Degas chasqueó la lengua en señal de desacuerdo.

– Hemos visto la prueba de que eso no es verdad. Todas las mujeres que había en el campamento de refugiados estaban desesperadas. Estaban hambrientas, pero tenían a sus bebés escuálidos con ellas.

Degas estiró la mano hacia el regazo de Emília. Acarició la cabeza de Expedito, pasando un dedo por cada hebra sedosa del pelo del niño.

– Creo que la Costurera entregó a su niño. A un coiteiro, tal vez. A alguien en quien confiaba profundamente. -Degas cubrió con la mano la cabeza de Expedito-. Mi padre querrá medirlo cuando esté completamente formado.

Emília pensó en la niña sirena flotando en su frasco, atrapada en un sueño perpetuo. Rozó la mano de Degas.

– Déjale que lo haga -siseó.

– No puedo -dijo Degas. Miró a Emília, arrugando la cara como si le doliera-. Soy su padre ahora, aun cuando yo no lo haya elegido, aun cuando le preguntaste primero a mi padre, y no a mí. Nadie me tiene en cuenta, ni siquiera mi propia esposa. Pero no me infravalores, Emília. Sé lo que significa ocultar algo. Lo hago a cada momento que paso despierto.

Sus manos se posaban húmedas también sobre la piel de Expedito. Los dobleces de sus codos estaban húmedos por el sudor.

– Lo siento -dijo Emília-. Debí haberte preguntado primero a ti. Temía que dijeras que no.

– ¿Y si así hubiera sido? -preguntó Degas-. ¿Lo habrías traído a pesar de todo?

– Sí.

Degas suspiró y se recostó. Volvió su cabeza hacia Emília.

– Dime la verdad -quiso saber-: ¿qué es lo que es tan especial en este niño?

– Nada -respondió Emília-. Si tú crees lo mismo que tu padre, no hay absolutamente nada especial. De hecho es lo opuesto. Por eso lo quiero.

Degas miró hacia el techo. Se pellizcó el puente de la nariz con aire cansado. Cuando bajó la vista hacia Expedito otra vez, sus ojos brillaron. Se puso de pie abruptamente.

– Hablaré con mi madre cuando lleguemos -dijo Degas-. Le diré que yo lo quería.

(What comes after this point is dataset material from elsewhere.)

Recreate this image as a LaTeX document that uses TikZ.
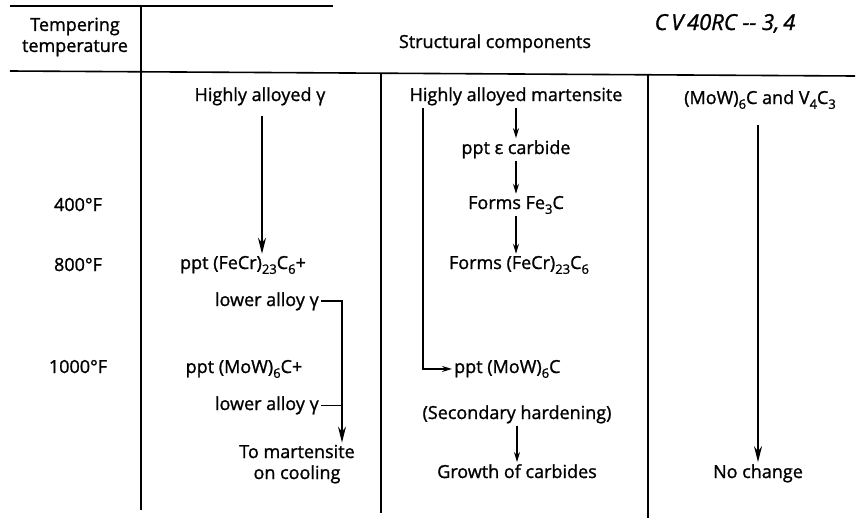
\documentclass[tikz,border=0pt]{standalone}
\usepackage{fontspec}
\setmainfont{Open Sans}[FakeBold=1.2]
\usetikzlibrary{arrows.meta,positioning}
\newcommand{\chsub}[1]{\raisebox{-0.5ex}{\fontsize{13}{13}\selectfont #1}}

\begin{document}
\begin{tikzpicture}[x=1pt,y=-1pt,
every node/.style={font=\fontsize{18}{21}\selectfont,inner sep=2pt},
rule/.style={line width=1.6pt},
txt/.style={anchor=base},
txtr/.style={anchor=base east},
txtl/.style={anchor=base west},
arr/.style={-{Stealth[length=16pt,width=8pt]},line width=1.7pt},
sarr/.style={-{Stealth[length=10pt,width=6pt]},line width=1.4pt},
hand/.style={font=\fontsize{22}{24}\selectfont\itshape}
]
\useasboundingbox (0,0) rectangle (859,520);

% table rules
\draw[rule] (10,6) -- (333,6);
\draw[rule] (10,71) -- (855,76);
\draw[rule] (141,6) -- (141,510);
\draw[rule] (381,73) -- (381,513);
\draw[rule] (648,74) -- (648,518);

% header
\node[align=center] (thead) at (75,37) {Tempering\\temperature};
\node[txt] (shead) at (495,48) {Structural components};
\node[txt,hand] (note) at (725,30) {C\,V\,40RC -{}- 3,\,4};

% temperatures
\node[txt] (t400) at (78,211) {400°F};
\node[txt] (t800) at (78,271) {800°F};
\node[txt] (t1000) at (78,373) {1000°F};

% austenite column
\node[txt] (hag) at (260,101) {Highly alloyed γ};
\node[txt] (pfc) at (243,269) {ppt (FeCr)\chsub{23}C\chsub{6}+};
\node[txtr] (low1) at (321,306) {lower alloy γ};
\node[txt] (pmw1) at (244,373) {ppt (MoW)\chsub{6}C+};
\node[txtr] (low2) at (321,410) {lower alloy γ};
\node[txt,align=center] (tomart) at (297,479) {To martensite\\on cooling};

% martensite column
\node[txt] (ham) at (516,101) {Highly alloyed martensite};
\node[txt] (peps) at (516,154) {ppt ε carbide};
\node[txt] (ffe3) at (516,209) {Forms Fe\chsub{3}C};
\node[txt] (ffecr) at (519,269) {Forms (FeCr)\chsub{23}C\chsub{6}};
\node[txtl] (pmw2) at (452,373) {ppt (MoW)\chsub{6}C};
\node[txt] (sech) at (517,419) {(Secondary hardening)};
\node[txt] (growth) at (517,478) {Growth of carbides};

% carbide column
\node[txt] (mow) at (760,104) {(MoW)\chsub{6}C and V\chsub{4}C\chsub{3}};
\node[txt] (nochg) at (758,478) {No change};

\coordinate (brk) at (342,0);
\coordinate (mtop) at (423,108);

\draw[arr,shorten <=8pt] (hag.south -| 262,0) -- (262,0 |- pfc.north);
\draw[arr] (low1.east) -| (brk |- tomart.north);
\draw[rule] (low2.east) -- (low2.east -| brk);

\draw[sarr] (ham.south) -- (ham.south |- peps.north);
\draw[sarr] (peps.south) -- (peps.south |- ffe3.north);
\draw[sarr] (ffe3.south) -- (ffe3.south |- ffecr.north);
\draw[sarr] (mtop) |- (pmw2.west);
\draw[sarr] (sech.south) -- (sech.south |- growth.north);

\draw[arr,shorten <=14pt] (758,0 |- mow.south) -- (758,0 |- nochg.north);
\end{tikzpicture}
\end{document}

Emília vio cómo Degas se escurría por el angosto pasillo hacia adelante y desaparecía en el vagón contiguo. Cuando se perdió de vista, acercó a Expedito a su propio cuerpo. El niño se despertó. Lloró, pero Emília no intentó calmarlo. Apretó la cara contra la suya, inhalando los sollozos con olor a leche del bebé y dejando escapar los suyos. Ambos quedaron unidos en un llanto íntimo.